In this exercise, we deal with a first-order differential equation which involves the derivative \( \frac{d y}{d t} \) of a dependent variable \( y \) with respect to an independent variable \( t \). The equation given is \( \frac{d y}{d t} = \frac{y}{3+t} \). By separating variables, we can rearrange the equation to isolate all \( y \)-related terms on one side and \( t \)-related terms on the other. This simplifies the problem, enabling us to solve it by integration.

Separation of variables is a fundamental technique for solving simple types of differential equations and works well when the equation can be reorganized to contain functions solely of \( y \) and \( t \). It forms the basis for many methods in solving differential equations.

Integration is a key mathematical tool used to find antiderivatives of functions, effectively reversing the process of differentiation. When we integrate both sides of a differential equation, we're finding an expression for one variable in terms of another. In this solution:

• The equation is separated as \( \int \frac{dy}{y} = \int \frac{dt}{3+t} \).
• We perform integration on both sides. The left side integrates to \( \ln |y| \), and the right side to \( \ln |3+t| + C \), where \( C \) is the integration constant.

The constant of integration, \( C \), represents the family of all possible solutions to the equation. Applying the initial conditions later helps us pin down the specific solution that fits our scenario. Integrals of natural logarithms are particularly helpful in simplifying the expressions when dealing with multiplicative separations in variables.

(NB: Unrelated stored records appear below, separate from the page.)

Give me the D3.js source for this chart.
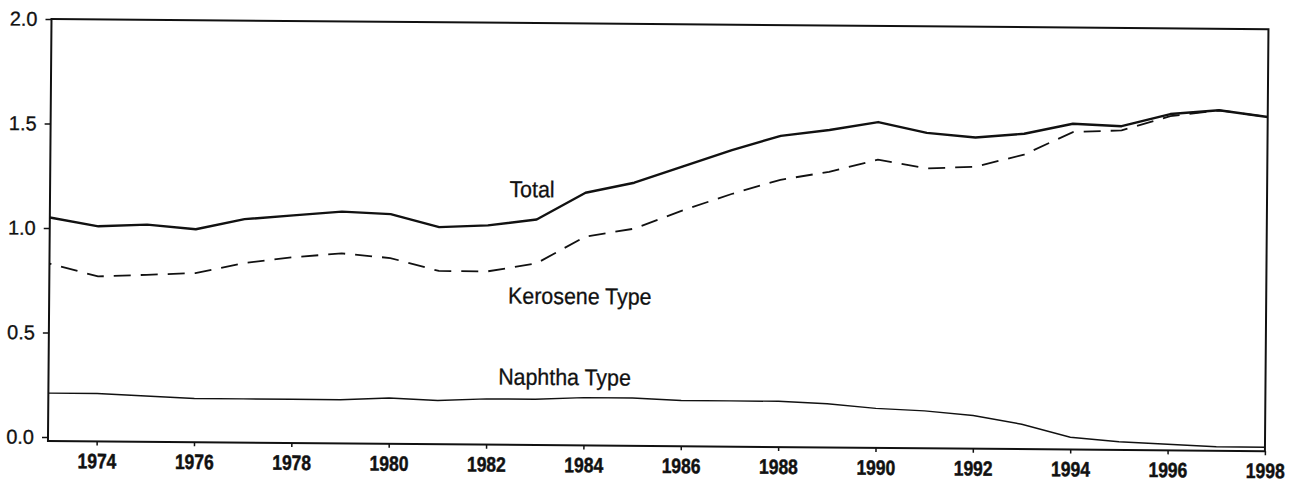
<!DOCTYPE html>
<html>
<head>
<meta charset="utf-8">
<script src="https://cdn.jsdelivr.net/npm/d3@7"></script>
<style>
  html, body { margin: 0; padding: 0; background: #fff; }
  svg { display: block; }
  .axis path, .axis line { stroke: #111; }
  .axis text { fill: #111; font-family: "Liberation Sans", Arial, sans-serif; }
</style>
</head>
<body>
<svg id="chart" width="1295" height="485"></svg>
<script>
// Jet fuel consumption, 1973-1998 (million barrels per day)
const years = [1973, 1974, 1975, 1976, 1977, 1978, 1979, 1980, 1981, 1982, 1983, 1984, 1985,
               1986, 1987, 1988, 1989, 1990, 1991, 1992, 1993, 1994, 1995, 1996, 1997, 1998];
const total = [1.05, 1.01, 1.02, 1.00, 1.05, 1.07, 1.09, 1.08, 1.02, 1.03, 1.06, 1.19, 1.24,
               1.32, 1.40, 1.47, 1.50, 1.54, 1.49, 1.47, 1.49, 1.54, 1.53, 1.59, 1.61, 1.58];
const kerosene = [0.83, 0.77, 0.78, 0.79, 0.84, 0.87, 0.89, 0.87, 0.81, 0.81, 0.85, 0.98, 1.02,
                  1.11, 1.19, 1.26, 1.30, 1.36, 1.32, 1.33, 1.39, 1.50, 1.51, 1.58, 1.61, 1.58];
const naphtha = [0.21, 0.21, 0.20, 0.19, 0.19, 0.19, 0.19, 0.20, 0.19, 0.20, 0.20, 0.21, 0.21,
                 0.20, 0.20, 0.20, 0.19, 0.17, 0.16, 0.14, 0.10, 0.04, 0.02, 0.01, 0.00, 0.00];
const yTicks = [0, 0.5, 1.0, 1.5, 2.0];
const xTicks = [1974, 1976, 1978, 1980, 1982, 1984, 1986, 1988, 1990, 1992, 1994, 1996, 1998];

// In-chart series labels: [text, year, value]
const seriesLabels = [
  ["Total", 1982.9, 1.167],
  ["Kerosene Type", 1983.9, 0.657],
  ["Naphtha Type", 1983.6, 0.269]
];

const W = 1217, H = 422;
const svg = d3.select("#chart");
// the whole plot sits at a very slight clockwise tilt
const g = svg.append("g").attr("transform", "translate(51.5,19) rotate(0.48)");

const x = d3.scaleLinear().domain([1973, 1998]).range([0, W]);
const y = d3.scaleLinear().domain([0, 2]).range([418, 0]);

// frame
g.append("rect")
  .attr("x", 0).attr("y", 0).attr("width", W).attr("height", H)
  .attr("fill", "none").attr("stroke", "#111").attr("stroke-width", 2);

// y axis
const yAxis = g.append("g").attr("class", "axis")
  .call(d3.axisLeft(y).tickValues(yTicks).tickFormat(d3.format(".1f")).tickSize(6).tickPadding(8));
yAxis.select(".domain").remove();
yAxis.selectAll("line").attr("stroke-width", 1.5);
yAxis.selectAll("text").attr("font-size", 20)
  .attr("stroke", "#111").attr("stroke-width", 0.3);

// x axis
const xAxis = g.append("g").attr("class", "axis").attr("transform", `translate(0,${H})`)
  .call(d3.axisBottom(x).tickValues(xTicks).tickFormat(d3.format("d")).tickSize(4).tickPadding(8));
xAxis.select(".domain").remove();
xAxis.selectAll("line").attr("stroke-width", 1.5);
xAxis.selectAll("text")
  .attr("font-size", 21).attr("font-weight", "bold")
  .attr("stroke", "#111").attr("stroke-width", 0.5)
  .attr("transform", "scale(0.83,1)");

const line = d3.line().x((d, i) => x(years[i])).y(d => y(d));

g.append("path").datum(naphtha)
  .attr("d", line).attr("fill", "none").attr("stroke", "#111").attr("stroke-width", 1.4);

g.append("path").datum(kerosene)
  .attr("d", line).attr("fill", "none").attr("stroke", "#111").attr("stroke-width", 1.8)
  .attr("stroke-dasharray", "17,10").attr("stroke-dashoffset", -12);

g.append("path").datum(total)
  .attr("d", line).attr("fill", "none").attr("stroke", "#111").attr("stroke-width", 2.4)
  .attr("stroke-linejoin", "round");

// series labels
g.selectAll("g.series-label").data(seriesLabels).join("g")
  .attr("class", "series-label")
  .attr("transform", d => `translate(${x(d[1])},${y(d[2])}) scale(0.93,1)`)
  .append("text")
  .attr("text-anchor", "middle")
  .attr("font-family", "'Liberation Sans', Arial, sans-serif")
  .attr("font-size", 23)
  .attr("fill", "#111")
  .attr("stroke", "#111").attr("stroke-width", 0.3)
  .text(d => d[0]);
</script>
</body>
</html>
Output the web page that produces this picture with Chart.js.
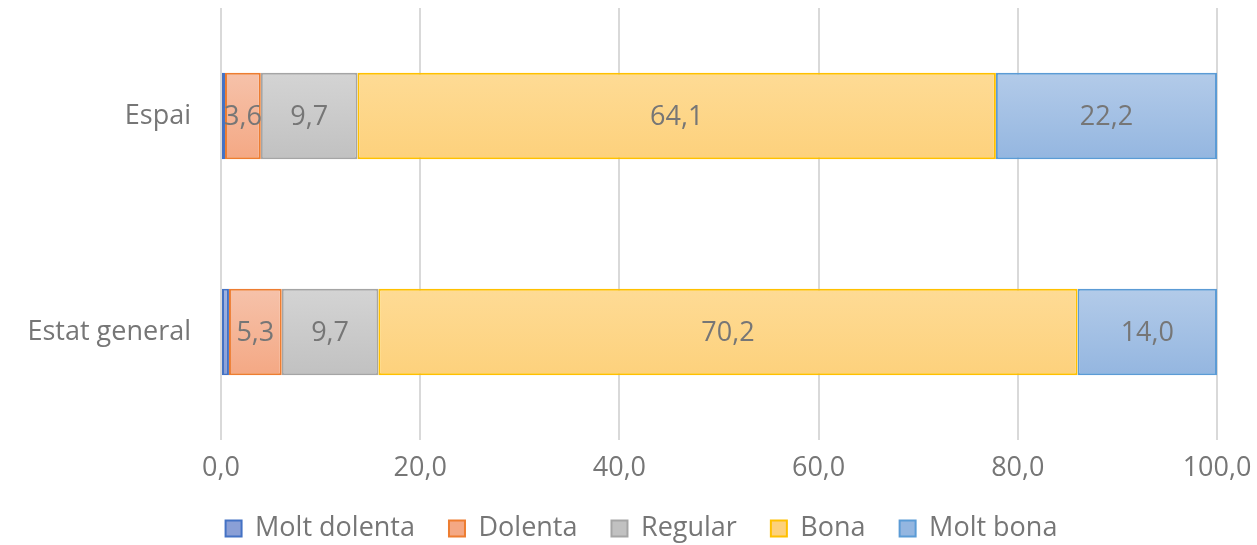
<!DOCTYPE html>
<html>
<head>
<meta charset="utf-8">
<script src="https://cdn.jsdelivr.net/npm/chart.js@4/dist/chart.umd.min.js"></script>
<style>
  html, body { margin: 0; padding: 0; background: #fff; }
  #wrap { width: 1257px; height: 545px; }
</style>
</head>
<body>
<div id="wrap"><canvas id="chart" width="1257" height="545"></canvas></div>
<script>
// data
const categories = ["Espai", "Estat general"];
const seriesNames = ["Molt dolenta", "Dolenta", "Regular", "Bona", "Molt bona"];
const moltDolenta = [0.4, 0.8];
const dolenta = [3.6, 5.3];
const regular = [9.7, 9.7];
const bona = [64.1, 70.2];
const moltBona = [22.2, 14.0];
const xTicks = [0, 20, 40, 60, 80, 100];

// colours: [top, bottom, border]
const colours = [
  ["#a0b2e0", "#8a9fd6", "#4472c4"],
  ["#f6c2aa", "#f4a884", "#ed7d31"],
  ["#d4d4d4", "#c1c1c1", "#a5a5a5"],
  ["#fedb95", "#fdd17c", "#ffc000"],
  ["#b3cbe9", "#94b6e0", "#5b9bd5"]
];

const txtColor = "#767676";
const fontFam = "'Open Sans', sans-serif";
const fontSize = 27;

// vertical gradient per bar
function barGradient(i) {
  return function(ctx) {
    const chart = ctx.chart;
    const y = chart.scales.y;
    if (!y || ctx.dataIndex === undefined) return colours[i][1];
    const center = y.getPixelForValue(ctx.dataIndex);
    const band = Math.abs(y.getPixelForValue(1) - y.getPixelForValue(0));
    const half = band * 0.4 / 2;
    const g = chart.ctx.createLinearGradient(0, center - half, 0, center + half);
    g.addColorStop(0, colours[i][0]);
    g.addColorStop(1, colours[i][1]);
    return g;
  };
}

const allSeries = [moltDolenta, dolenta, regular, bona, moltBona];

// value labels in the middle of bars
const valueLabels = {
  id: "valueLabels",
  afterDatasetsDraw(chart) {
    const c = chart.ctx;
    c.save();
    c.font = fontSize + "px " + fontFam;
    c.fillStyle = txtColor;
    c.textAlign = "center";
    c.textBaseline = "middle";
    chart.data.datasets.forEach((ds, i) => {
      if (i === 0) return; // too thin to label
      chart.getDatasetMeta(i).data.forEach((bar, j) => {
        const v = ds.data[j];
        c.fillText(v.toFixed(1).replace(".", ","), (bar.x + bar.base) / 2, bar.y + 1);
      });
    });
    c.restore();
  }
};

// nudge the legend a bit to the right, like the original
const legendShift = {
  id: "legendShift",
  afterLayout(chart) {
    chart.legend.left += 33;
    chart.legend.right += 33;
  }
};

new Chart(document.getElementById("chart"), {
  type: "bar",
  data: {
    labels: categories,
    datasets: seriesNames.map((name, i) => ({
      label: name,
      data: allSeries[i],
      backgroundColor: barGradient(i),
      borderColor: colours[i][2],
      borderWidth: 2,
      borderSkipped: false,
      barPercentage: 0.4,
      categoryPercentage: 1
    }))
  },
  options: {
    indexAxis: "y",
    responsive: false,
    animation: false,
    layout: { padding: { top: 8, right: 40, bottom: -7 } },
    scales: {
      x: {
        stacked: true,
        min: 0,
        max: 100,
        afterBuildTicks(scale) {
          scale.ticks = xTicks.map(v => ({ value: v }));
        },
        afterFit(scale) {
          scale.paddingLeft = 0;
          scale.paddingRight = 0;
          scale.height = 41;
        },
        ticks: {
          color: txtColor,
          font: { size: fontSize, family: fontFam },
          padding: 12,
          callback: v => v.toFixed(1).replace(".", ",")
        },
        grid: { color: "#d9d9d9", lineWidth: 2, drawTicks: false },
        border: { display: false }
      },
      y: {
        stacked: true,
        afterFit(scale) {
          scale.width = 221;
          scale.paddingTop = 0;
          scale.paddingBottom = 0;
        },
        ticks: {
          color: txtColor,
          font: { size: fontSize, family: fontFam },
          padding: 30
        },
        grid: { display: false, drawTicks: false },
        border: { display: false }
      }
    },
    plugins: {
      legend: {
        position: "bottom",
        labels: {
          color: txtColor,
          font: { size: fontSize, family: fontFam },
          boxWidth: 16,
          boxHeight: 16,
          padding: 34,
          generateLabels(chart) {
            return chart.data.datasets.map((ds, i) => ({
              text: ds.label,
              fillStyle: colours[i][1],
              strokeStyle: colours[i][2],
              lineWidth: 2,
              fontColor: txtColor,
              datasetIndex: i
            }));
          }
        }
      },
      tooltip: { enabled: false }
    }
  },
  plugins: [valueLabels, legendShift]
});
</script>
</body>
</html>
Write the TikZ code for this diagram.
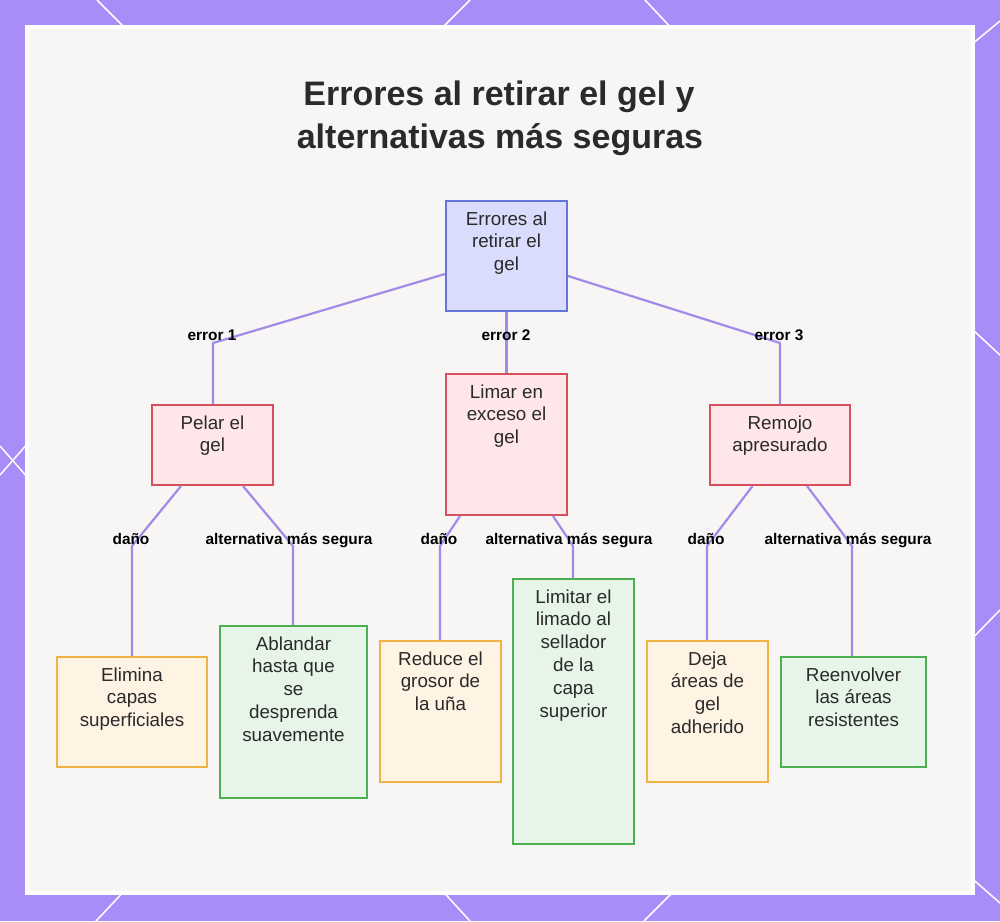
\documentclass[tikz,border=0pt]{standalone}
\usepackage{fontspec}
\setmainfont{Liberation Sans}
\usepackage{graphicx}
\definecolor{bgpurple}{HTML}{A88CF8}
\definecolor{panel}{HTML}{F7F6F5}
\definecolor{conn}{HTML}{A08CE8}
\definecolor{rootfill}{HTML}{D9DCFC}
\definecolor{rootdraw}{HTML}{6474D8}
\definecolor{errfill}{HTML}{FFE6E9}
\definecolor{errdraw}{HTML}{D4505F}
\definecolor{harmfill}{HTML}{FFF3E4}
\definecolor{harmdraw}{HTML}{F0B445}
\definecolor{altfill}{HTML}{E6F5E8}
\definecolor{altdraw}{HTML}{4CAF50}
\definecolor{txt}{HTML}{2A2A2A}
\newcommand{\bxt}[3]{\parbox[c][#2pt][t]{#1pt}{\centering\fontsize{18.8}{22.8}\selectfont\rule{0pt}{24pt}#3}}
\tikzset{
  rootbox/.style={draw=rootdraw, fill=rootfill, line width=2pt, inner sep=0pt, text=txt},
  errbox/.style={draw=errdraw, fill=errfill, line width=2pt, inner sep=0pt, text=txt},
  harmbox/.style={draw=harmdraw, fill=harmfill, line width=2pt, inner sep=0pt, text=txt},
  altbox/.style={draw=altdraw, fill=altfill, line width=2pt, inner sep=0pt, text=txt},
  connline/.style={draw=conn, line width=2.2pt, line join=round},
  lbl/.style={inner sep=0pt, anchor=base, text=black, font=\fontsize{15.4}{18}\selectfont\bfseries},
  ttl/.style={inner sep=0pt, anchor=base, text=txt, font=\fontsize{34}{43}\selectfont\bfseries},
  deco/.style={draw=white, line width=1.5pt}
}
\begin{document}
\begin{tikzpicture}[x=1pt, y=-1pt]
\useasboundingbox (0,0) rectangle (1000,921);
\fill[bgpurple] (0,0) rectangle (1000,921);
% decorative lattice lines
\draw[deco] (97,0) -- (130,33);
\draw[deco] (470,0) -- (437,33);
\draw[deco] (645,0) -- (676,33);
\draw[deco] (1000,21) -- (960,54);
\draw[deco] (1000,355) -- (960,318);
\draw[deco] (1000,610) -- (960,651);
\draw[deco] (1000,903) -- (960,868);
\draw[deco] (0,446) -- (36,487);
\draw[deco] (0,475) -- (36,434);
\draw[deco] (96,921) -- (130,885);
\draw[deco] (470,921) -- (437,885);
\draw[deco] (644,921) -- (680,885);
% panel
\fill[white] (25,25) rectangle (975,895);
\fill[panel] (29,29) rectangle (971,891);
% title
\node[ttl] (t1) at (499,105) {Errores al retirar el gel y};
\node[ttl] (t2) at (500,148) {alternativas más seguras};
% nodes
\node[rootbox] (root) at (506.5,256) {\bxt{121}{110}{Errores al\\retirar el\\gel}};
\node[errbox] (pelar) at (212.5,445) {\bxt{121}{80}{Pelar el\\gel}};
\node[errbox] (limar) at (506.5,444.5) {\bxt{121}{141}{Limar en\\exceso el\\gel}};
\node[errbox] (remojo) at (780,445) {\bxt{140}{80}{Remojo\\apresurado}};
\node[harmbox] (elimina) at (132,712) {\bxt{150}{110}{Elimina\\capas\\superficiales}};
\node[altbox] (ablandar) at (293.5,712) {\bxt{147}{172}{Ablandar\\hasta que\\se\\desprenda\\suavemente}};
\node[harmbox] (reduce) at (440.5,711.5) {\bxt{121}{141}{Reduce el\\grosor de\\la uña}};
\node[altbox] (limitar) at (573.5,711.5) {\bxt{121}{265}{Limitar el\\limado al\\sellador\\de la\\capa\\superior}};
\node[harmbox] (deja) at (707.5,711.5) {\bxt{121}{141}{Deja\\áreas de\\gel\\adherido}};
\node[altbox] (reenv) at (853.5,712) {\bxt{145}{110}{Reenvolver\\las áreas\\resistentes}};
% bend coordinates
\coordinate (e1) at (213,343);
\coordinate (e3) at (780,343);
\coordinate (d1) at (132,546);
\coordinate (a1) at (293,546);
\coordinate (d2) at (440,546);
\coordinate (a2) at (573,546);
\coordinate (d3) at (707,546);
\coordinate (a3) at (852,546);
% connectors
\draw[connline] ([yshift=-18pt]root.west) -- (e1) -- (e1 |- pelar.north);
\draw[connline] (root.south) -- (limar.north);
\draw[connline] ([yshift=-20pt]root.east) -- (e3) -- (e3 |- remojo.north);
\draw[connline] ([xshift=-31.5pt]pelar.south) -- (d1) -- (d1 |- elimina.north);
\draw[connline] ([xshift=30.5pt]pelar.south) -- (a1) -- (a1 |- ablandar.north);
\draw[connline] ([xshift=-46.5pt]limar.south) -- (d2) -- (d2 |- reduce.north);
\draw[connline] ([xshift=46.5pt]limar.south) -- (a2) -- (a2 |- limitar.north);
\draw[connline] ([xshift=-27.5pt]remojo.south) -- (d3) -- (d3 |- deja.north);
\draw[connline] ([xshift=27pt]remojo.south) -- (a3) -- (a3 |- reenv.north);
% labels
\node[lbl] (l1) at (212,340) {error 1};
\node[lbl] (l2) at (506,340) {error 2};
\node[lbl] (l3) at (779,340) {error 3};
\node[lbl] (l4) at (131,544) {daño};
\node[lbl] (l5) at (289,544) {alternativa más segura};
\node[lbl] (l6) at (439,544) {daño};
\node[lbl] (l7) at (569,544) {alternativa más segura};
\node[lbl] (l8) at (706,544) {daño};
\node[lbl] (l9) at (848,544) {alternativa más segura};
\end{tikzpicture}
\end{document}
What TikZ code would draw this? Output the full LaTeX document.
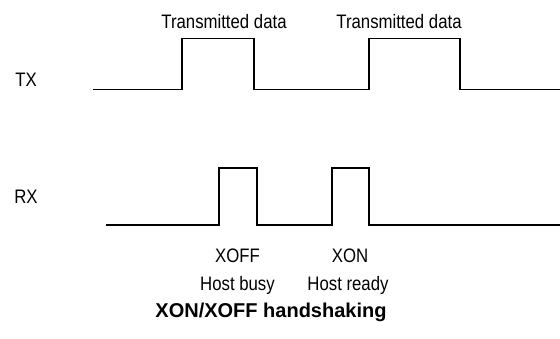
\documentclass[tikz,border=0pt]{standalone}
\usepackage{fontspec}
\setmainfont[FakeStretch=0.86]{Liberation Sans}
\newfontfamily\titlefont{Liberation Sans}
\tikzset{
  lbl/.style = {inner sep=0pt, anchor=base, font=\fontsize{19.5}{23}\selectfont},
  ttl/.style = {inner sep=0pt, anchor=base, font=\titlefont\fontsize{20}{24}\selectfont\bfseries},
  wave/.style = {line width=1.3pt, black, line join=miter}
}
\begin{document}
\begin{tikzpicture}[x=1pt, y=-1pt]
\useasboundingbox (0,0) rectangle (560,338);

% signal names
\node[lbl] (tx) at (26,86) {TX};
\node[lbl] (rx) at (26,203) {RX};

% TX line
\draw[wave] (93,89.5) -- (182,89.5) -- (182,38.5) -- (254,38.5) -- (254,89.5)
  -- (369,89.5) -- (369,38.5) -- (460,38.5) -- (460,89.5) -- (560,89.5);

% RX line
\draw[wave] (106,225) -- (219,225) -- (219,168) -- (257,168) -- (257,225)
  -- (332,225) -- (332,168) -- (369,168) -- (369,225) -- (560,225);

% annotations
\node[lbl] (d1) at (224,28.3) {Transmitted data};
\node[lbl] (d2) at (399,28.3) {Transmitted data};
\node[lbl] (xoff) at (237.5,262.7) {XOFF};
\node[lbl] (xon) at (350,262.7) {XON};
\node[lbl] (busy) at (237.5,290) {Host busy};
\node[lbl] (ready) at (348,290) {Host ready};

\node[ttl] (title) at (271,317) {XON/XOFF handshaking};

\end{tikzpicture}
\end{document}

Initial conditions are extra pieces of information given alongside differential equations to find a specific solution that fits the problem context. They help to determine the value of the integration constant \( C \) by providing a known value of \( y \) at a certain \( t \).

In our exercise, the initial condition is \( y(0) = 1 \). After integrating the equation, we use this condition to replace \( t \) with 0 and \( y \) with 1 in the equation \( |y| = k |3+t| \).

This yields \( 1 = k \times 3 \), allowing us to solve for \( k = \frac{1}{3} \). Thus, equipping us with a specific function \( y(t) = \frac{1}{3} (3 + t) \) that satisfies both the differential equation and the initial condition.

The natural logarithm, denoted by \( \ln \), is fundamental in calculus, specifically for solving differential equations involving exponential functions. It plays a crucial role in our solution:

• The integration of \( \frac{1}{y} \) results in \( \ln |y| \).
• The integration of \( \frac{1}{3+t} \) gives \( \ln |3+t| \).

After integration, the solution involves the equation \( \ln |y| = \ln |3 + t| + C \). When both sides are exponentiated, the natural logarithms disappear because the exponential function is the inverse of the natural logarithm. This helps isolate \( y \) in terms of \( t \), leading us to the expression \( |y| = |3+t| e^C \) or \( y = \frac{1}{3}(3+t) \) after determining \( C \).

Understanding how logarithms transform back and forth with exponentials is key to solving such equations effectively.